From the fifth communique, the Weather Underground hoped to build “a culture and society that can resist genocide. It is a culture of total resistance to mind controlling maniacs.” There seems to be a lot of honest and rational philosophy behind what seems to be be intensely irrational conclusions. I see echos of this philosophy in many of the apparently more rational current responses to pervasive persuasion, such as the work of dadaists like the Subgenius and the Cacaphony Society as well as more organized direct responses from groups like adBusters.
I also see a philosophical connection between an attempt to resist social engineering and the resistance to persuasion. The susceptibility to persuasion and social engineering is the key vulnerability in any attempt to break security systems. Th
But, the documentary begs the viewer to ask about the nature and ethic of a sense of moral righteousness. What is the place of radical action as an element in social change? As Mark Rudd, in interview states, “I think that part of the Weathermen phenomenon that was right, was our understanding what the position of the United States is in the world. It was this knowledge that we couldn’t handle. It was too big. We didn’t know what to do.
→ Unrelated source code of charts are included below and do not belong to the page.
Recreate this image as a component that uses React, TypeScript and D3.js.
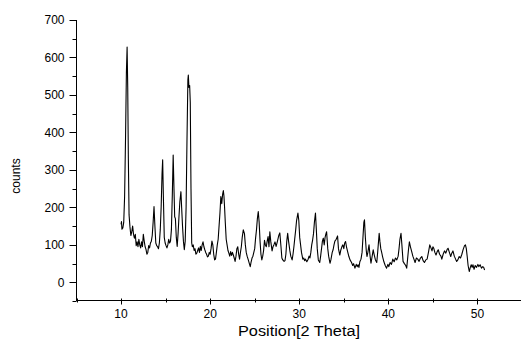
import * as d3 from "d3";
import React, { useEffect, useRef } from "react";

// XRD pattern (2 theta, counts)
const theta = [
  10.0, 10.05, 10.1, 10.2, 10.3, 10.4, 10.5, 10.6, 10.68, 10.75, 10.82, 10.9, 11.0, 11.1, 11.2, 11.3, 11.4, 11.5, 11.6, 11.7, 11.8, 11.9,
  12.0, 12.1, 12.2, 12.3, 12.4, 12.5, 12.6, 12.7, 12.8, 12.9, 13.0, 13.1, 13.2, 13.3, 13.4, 13.5, 13.6, 13.7, 13.8, 13.9,
  14.0, 14.1, 14.2, 14.3, 14.4, 14.5, 14.6, 14.67, 14.75, 14.85, 14.95, 15.05, 15.15, 15.25, 15.35, 15.45, 15.55, 15.65, 15.75, 15.85, 15.95,
  16.02, 16.1, 16.2, 16.3, 16.4, 16.5, 16.6, 16.72, 16.8, 16.9, 17.0, 17.1, 17.2, 17.3, 17.4, 17.5, 17.55, 17.62, 17.7, 17.77, 17.85, 17.93,
  18.0, 18.1, 18.2, 18.3, 18.4, 18.5, 18.6, 18.7, 18.8, 18.9, 19.0, 19.1, 19.2, 19.3, 19.4, 19.5, 19.6, 19.7, 19.8, 19.9,
  20.0, 20.1, 20.2, 20.3, 20.4, 20.5, 20.6, 20.7, 20.8, 20.9, 21.0, 21.1, 21.2, 21.3, 21.4, 21.48, 21.55, 21.62, 21.7, 21.8, 21.9,
  22.0, 22.1, 22.2, 22.3, 22.4, 22.5, 22.6, 22.7, 22.8, 22.9, 23.0, 23.1, 23.2, 23.3, 23.4, 23.5, 23.6, 23.72, 23.85, 23.95,
  24.05, 24.15, 24.28, 24.4, 24.5, 24.6, 24.7, 24.8, 24.9, 25.0, 25.1, 25.2, 25.3, 25.4, 25.5, 25.6, 25.7, 25.8, 25.9,
  26.0, 26.1, 26.2, 26.3, 26.4, 26.5, 26.6, 26.7, 26.8, 26.95, 27.05, 27.15, 27.28, 27.4, 27.5, 27.6, 27.7, 27.82, 27.95,
  28.05, 28.15, 28.3, 28.4, 28.5, 28.6, 28.7, 28.8, 28.95, 29.05, 29.2, 29.3, 29.4, 29.5, 29.6, 29.7, 29.85, 29.95,
  30.05, 30.15, 30.25, 30.4, 30.5, 30.6, 30.7, 30.85, 31.0, 31.1, 31.2, 31.3, 31.4, 31.5, 31.6, 31.7, 31.82, 31.92,
  32.02, 32.14, 32.3, 32.4, 32.5, 32.6, 32.7, 32.8, 32.9, 33.0, 33.07, 33.2, 33.3, 33.45, 33.55, 33.7, 33.8, 33.9,
  34.0, 34.15, 34.3, 34.4, 34.55, 34.65, 34.8, 34.9, 35.0, 35.1, 35.2, 35.3, 35.45, 35.57, 35.7, 35.87,
  36.0, 36.1, 36.25, 36.4, 36.5, 36.6, 36.7, 36.8, 36.93, 37.05, 37.15, 37.25, 37.32, 37.42, 37.52, 37.6, 37.7, 37.83, 37.95,
  38.05, 38.15, 38.3, 38.4, 38.55, 38.7, 38.8, 38.9, 38.97, 39.05, 39.15, 39.25, 39.35, 39.5, 39.65, 39.8, 39.95,
  40.05, 40.2, 40.35, 40.5, 40.65, 40.8, 40.95, 41.1, 41.2, 41.3, 41.42, 41.52, 41.65, 41.8, 41.95,
  42.06, 42.15, 42.25, 42.36, 42.48, 42.6, 42.75, 42.9, 43.0, 43.15, 43.3, 43.45, 43.6, 43.75, 43.9,
  44.05, 44.2, 44.35, 44.5, 44.65, 44.78, 44.9, 45.0, 45.1, 45.22, 45.35, 45.48, 45.6, 45.75, 45.9,
  46.0, 46.15, 46.3, 46.45, 46.6, 46.7, 46.85, 47.0, 47.12, 47.25, 47.4, 47.55, 47.67, 47.8, 47.95,
  48.1, 48.25, 48.4, 48.55, 48.65, 48.75, 48.85, 48.95, 49.08, 49.2, 49.3, 49.4, 49.5, 49.62, 49.75, 49.9,
  50.05, 50.15, 50.3, 50.45, 50.6, 50.7, 50.8,
];
const counts = [
  155, 162, 142, 145, 160, 230, 380, 560, 628, 520, 330, 180, 148, 125, 135, 150, 128, 118, 128, 98, 108, 95,
  115, 100, 92, 108, 95, 128, 110, 95, 88, 75, 80, 98, 92, 105, 110, 125, 160, 202, 150, 105,
  98, 95, 90, 105, 140, 200, 290, 327, 230, 120, 105, 98, 92, 100, 115, 105, 110, 140, 230, 340, 240,
  175, 170, 120, 96, 130, 175, 215, 242, 200, 150, 110, 87, 110, 200, 380, 540, 553, 520, 525, 480, 250, 105,
  95, 100, 85, 90, 75, 78, 85, 92, 80, 96, 85, 100, 108, 95, 87, 80, 75, 68, 70, 80,
  75, 90, 110, 100, 75, 60, 62, 80, 100, 115, 150, 185, 229, 210, 235, 245, 230, 200, 160, 115, 100,
  85, 78, 70, 82, 72, 80, 73, 65, 56, 70, 90, 95, 75, 62, 80, 95, 120, 140, 130, 100,
  80, 70, 60, 50, 42, 55, 65, 70, 80, 90, 118, 140, 170, 189, 160, 110, 75, 60, 70,
  85, 112, 100, 95, 110, 122, 95, 135, 110, 84, 95, 100, 108, 96, 105, 115, 125, 132, 95,
  65, 60, 56, 58, 75, 110, 131, 110, 84, 70, 60, 75, 95, 118, 140, 165, 185, 165,
  120, 100, 80, 62, 65, 58, 62, 55, 62, 70, 65, 80, 100, 113, 130, 160, 185, 140,
  90, 60, 53, 70, 90, 110, 118, 100, 120, 130, 135, 90, 70, 51, 60, 80, 87, 100,
  110, 115, 124, 90, 73, 85, 96, 100, 90, 105, 109, 95, 80, 69, 60, 53,
  45, 50, 38, 48, 42, 47, 40, 55, 62, 80, 120, 160, 167, 120, 85, 69, 80, 100, 70,
  51, 65, 87, 75, 60, 53, 80, 110, 131, 110, 90, 80, 69, 55, 45, 38, 48,
  42, 53, 48, 62, 55, 65, 60, 70, 90, 115, 131, 100, 56, 50, 45,
  38, 60, 85, 108, 95, 84, 70, 60, 53, 65, 62, 56, 65, 69, 58,
  53, 60, 62, 80, 100, 92, 84, 95, 91, 80, 73, 82, 87, 75, 70,
  62, 75, 84, 78, 88, 91, 80, 69, 78, 84, 70, 62, 56, 60, 69,
  65, 75, 88, 98, 100, 90, 69, 45, 29, 40, 47, 40, 47, 35, 45, 40,
  48, 42, 47, 38, 42, 40, 33,
];

const yTicks = [0, 100, 200, 300, 400, 500, 600, 700];
const yMinor = [-50, 50, 150, 250, 350, 450, 550, 650];
const xTicks = [10, 20, 30, 40, 50];
const xMinor = [5, 15, 25, 35, 45, 55];

export default function App() {
  const svgRef = useRef(null);
  const width = 521;
  const height = 343;

  useEffect(() => {
    document.body.style.margin = "0";
    const svgEl = d3.select(svgRef.current);
    svgEl.selectAll("*").remove();

    const x = d3.scaleLinear().domain([5, 55]).range([76.5, 522]);
    const y = d3.scaleLinear().domain([-47, 700]).range([300, 20]);
    const font = "Arial, 'Liberation Sans', sans-serif";

    // y axis
    const gy = svgEl.append("g").attr("transform", "translate(76.5,0)");
    gy.append("line").attr("y1", 20).attr("y2", 300).attr("stroke", "#000");
    gy.selectAll(".maj")
      .data(yTicks)
      .join("line")
      .attr("x1", -7)
      .attr("x2", 0)
      .attr("y1", (d) => Math.round(y(d)) + 0.5)
      .attr("y2", (d) => Math.round(y(d)) + 0.5)
      .attr("stroke", "#000");
    gy.selectAll(".min")
      .data(yMinor)
      .join("line")
      .attr("x1", -4)
      .attr("x2", 0)
      .attr("y1", (d) => Math.round(y(d)) + 0.5)
      .attr("y2", (d) => Math.round(y(d)) + 0.5)
      .attr("stroke", "#000");
    gy.selectAll("text")
      .data(yTicks)
      .join("text")
      .attr("x", -12)
      .attr("y", (d) => y(d))
      .attr("dy", "0.35em")
      .attr("text-anchor", "end")
      .style("font-family", font)
      .style("font-size", "12px")
      .text((d) => d);

    // x axis
    const gx = svgEl.append("g").attr("transform", "translate(0,300.5)");
    gx.append("line").attr("x1", 76).attr("x2", 521).attr("stroke", "#000");
    gx.selectAll(".maj")
      .data(xTicks)
      .join("line")
      .attr("x1", (d) => Math.round(x(d)) + 0.5)
      .attr("x2", (d) => Math.round(x(d)) + 0.5)
      .attr("y1", -2)
      .attr("y2", 4)
      .attr("stroke", "#000");
    gx.selectAll(".min")
      .data(xMinor)
      .join("line")
      .attr("x1", (d) => Math.round(x(d)) + 0.5)
      .attr("x2", (d) => Math.round(x(d)) + 0.5)
      .attr("y1", -2)
      .attr("y2", 2)
      .attr("stroke", "#000");
    gx.selectAll("text")
      .data(xTicks)
      .join("text")
      .attr("x", (d) => x(d))
      .attr("y", 17)
      .attr("text-anchor", "middle")
      .style("font-family", font)
      .style("font-size", "12px")
      .text((d) => d);

    // axis titles
    svgEl
      .append("text")
      .attr("x", 299)
      .attr("y", 336)
      .attr("text-anchor", "middle")
      .attr("textLength", 122)
      .attr("lengthAdjust", "spacingAndGlyphs")
      .style("font-family", font)
      .style("font-size", "14px")
      .text("Position[2 Theta]");
    svgEl
      .append("text")
      .attr("transform", "translate(20,176) rotate(-90)")
      .attr("text-anchor", "middle")
      .style("font-family", font)
      .style("font-size", "12px")
      .text("counts");

    // pattern
    const line = d3
      .line()
      .x((d) => x(d[0]))
      .y((d) => y(d[1]));
    const pts = theta.map((t, i) => [t, counts[i]]);
    svgEl
      .append("path")
      .datum(pts)
      .attr("d", line)
      .attr("fill", "none")
      .attr("stroke", "#000")
      .attr("stroke-width", 1.1)
      .attr("stroke-linejoin", "round");
  });

  return (
    <svg
      width={width}
      height={height}
      ref={svgRef}
      style={{ display: "block", background: "#fff" }}
    ></svg>
  );
}
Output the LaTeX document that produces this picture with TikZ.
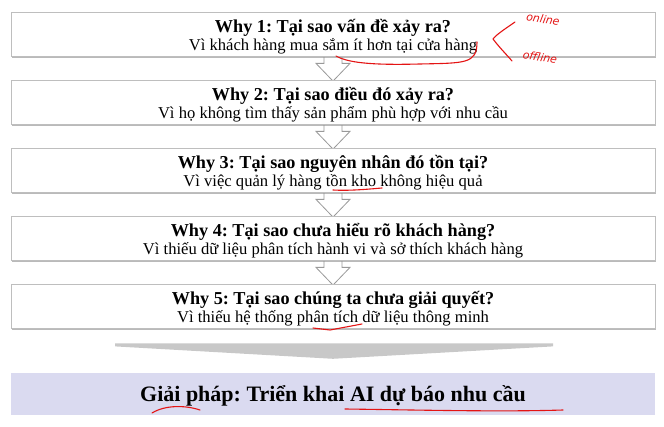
\documentclass[tikz,border=0pt]{standalone}
\usepackage{fontspec}
\setmainfont{Liberation Serif}
\newfontfamily\handfont{DejaVu Sans}
\usetikzlibrary{calc,shadows,backgrounds}
\definecolor{boxline}{RGB}{190,190,190}
\definecolor{lav}{RGB}{218,218,240}
\definecolor{wedgegray}{RGB}{200,200,200}
\definecolor{ink}{RGB}{228,20,20}
\frenchspacing
\tikzset{
  whybox/.style={draw=boxline, line width=0.8pt, fill=white, minimum width=644pt, minimum height=44pt, inner sep=0pt,
    drop shadow={shadow xshift=1.2pt, shadow yshift=-1.8pt, fill=black!45, opacity=0.6}},
  whytitle/.style={anchor=base, inner sep=0pt, font=\fontsize{18.2}{20}\selectfont\bfseries},
  whysub/.style={anchor=base, inner sep=0pt, font=\fontsize{16.6}{18}\selectfont},
  solbox/.style={fill=lav, draw=none, minimum width=644pt, minimum height=42pt, inner sep=0pt},
  soltext/.style={anchor=base, inner sep=0pt, font=\fontsize{22}{24}\selectfont\bfseries},
  conn/.style={draw=black!40, fill=white, line width=0.8pt, line join=miter},
  funnel/.style={fill=wedgegray, draw=none},
  redink/.style={draw=ink, line width=1.1pt, line cap=round, line join=round},
  handnote/.style={text=ink, inner sep=0pt, font=\handfont\fontsize{11}{12}\selectfont\itshape}
}
\begin{document}
\begin{tikzpicture}[x=1pt, y=-1pt]
\useasboundingbox (0,0) rectangle (664,427);

% boxes
\node[whybox] (b1) at (333,34) {};
\node[whybox] (b2) at (333,102) {};
\node[whybox] (b3) at (333,170) {};
\node[whybox] (b4) at (333,238) {};
\node[whybox] (b5) at (333,306) {};
\node[solbox] (sol) at (333,394) {};

% texts
\node[whytitle] (t1) at (333,33) {Why 1: Tại sao vấn đề xảy ra?};
\node[whysub]   (s1) at (333,51) {Vì khách hàng mua sắm ít hơn tại cửa hàng};
\node[whytitle] (t2) at (333,101) {Why 2: Tại sao điều đó xảy ra?};
\node[whysub]   (s2) at (333,119) {Vì họ không tìm thấy sản phẩm phù hợp với nhu cầu};
\node[whytitle] (t3) at (333,169) {Why 3: Tại sao nguyên nhân đó tồn tại?};
\node[whysub]   (s3) at (333,187) {Vì việc quản lý hàng tồn kho không hiệu quả};
\node[whytitle] (t4) at (333,237) {Why 4: Tại sao chưa hiểu rõ khách hàng?};
\node[whysub]   (s4) at (333,255) {Vì thiếu dữ liệu phân tích hành vi và sở thích khách hàng};
\node[whytitle] (t5) at (333,305) {Why 5: Tại sao chúng ta chưa giải quyết?};
\node[whysub]   (s5) at (333,323) {Vì thiếu hệ thống phân tích dữ liệu thông minh};
\node[soltext]  (st) at (333,402) {Giải pháp: Triển khai AI dự báo nhu cầu};

% connectors (behind boxes)
\begin{pgfonlayer}{background}
\foreach \a/\b in {b1/b2,b2/b3,b3/b4,b4/b5}{
  \draw[conn] ($(\a.south)+(-9,-2)$) -- ($(\a.south)+(-9,7)$) -- ($(\a.south)+(-17,7)$)
    -- ($(\b.north)+(0,1.5)$) -- ($(\a.south)+(17,7)$) -- ($(\a.south)+(9,7)$) -- ($(\a.south)+(9,-2)$) -- cycle;
}
\end{pgfonlayer}

% funnel wedge from last box to solution
\fill[funnel] ($(b5.south)+(-218,15)$) -- ($(b5.south)+(220,15)$) -- ($(b5.south)+(220,18)$)
  -- ($(sol.north)+(0,-14)$) -- ($(b5.south)+(-218,18)$) -- cycle;

% red hand annotations
\draw[redink] (336,56) .. controls (350,64) and (380,65) .. (420,64) .. controls (465,63) and (477,64) .. (477,42);
\draw[redink] (515,22) .. controls (505,29) and (497,34) .. (493,39) .. controls (499,47) and (506,54) .. (512,61);
\node[handnote, rotate=-10] (on) at (543,19) {online};
\node[handnote, rotate=-10] (off) at (540,57) {offline};
\draw[redink] (333,190) .. controls (350,191) and (370,189) .. (382,188);
\draw[redink] (313,328) -- (330,330) -- (362,324);
\draw[redink] (152,413) .. controls (165,405) and (185,405) .. (200,410);
\draw[redink] (345,409) .. controls (420,410) and (500,412) .. (563,410);
\end{tikzpicture}
\end{document}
In a way, I still don’t know what to do with this knowledge. I don’t know what needs to be done now. And, it’s still eating away at me, just as it did thirty years ago.”
I think society as whole has this dilemma. What do we do with this knowledge? As a poster early in the movie declares: “Everyone participates whether they know it or not.”
This is the history of an important period of resistance that reflects on current events, especially in the voice commentary by Ayers and Dohrn, which I highly recommend. Among other thing, the commentary points out that the hippy culture was an edgy and humorous rejection the “three pillars of empire: militarization, materialism, and racism.” Without the war in Vietnam, the structure of resistance faded and the culture was co-opted or made absurd, or both.
From the audio commentary, self-righteousness is dangerous, but state-righteousness is more dangerous. As Ayers says, “It’s a power not to be trusted.”
Ayers: “It’s so hard for the film to end, because it’s not over.”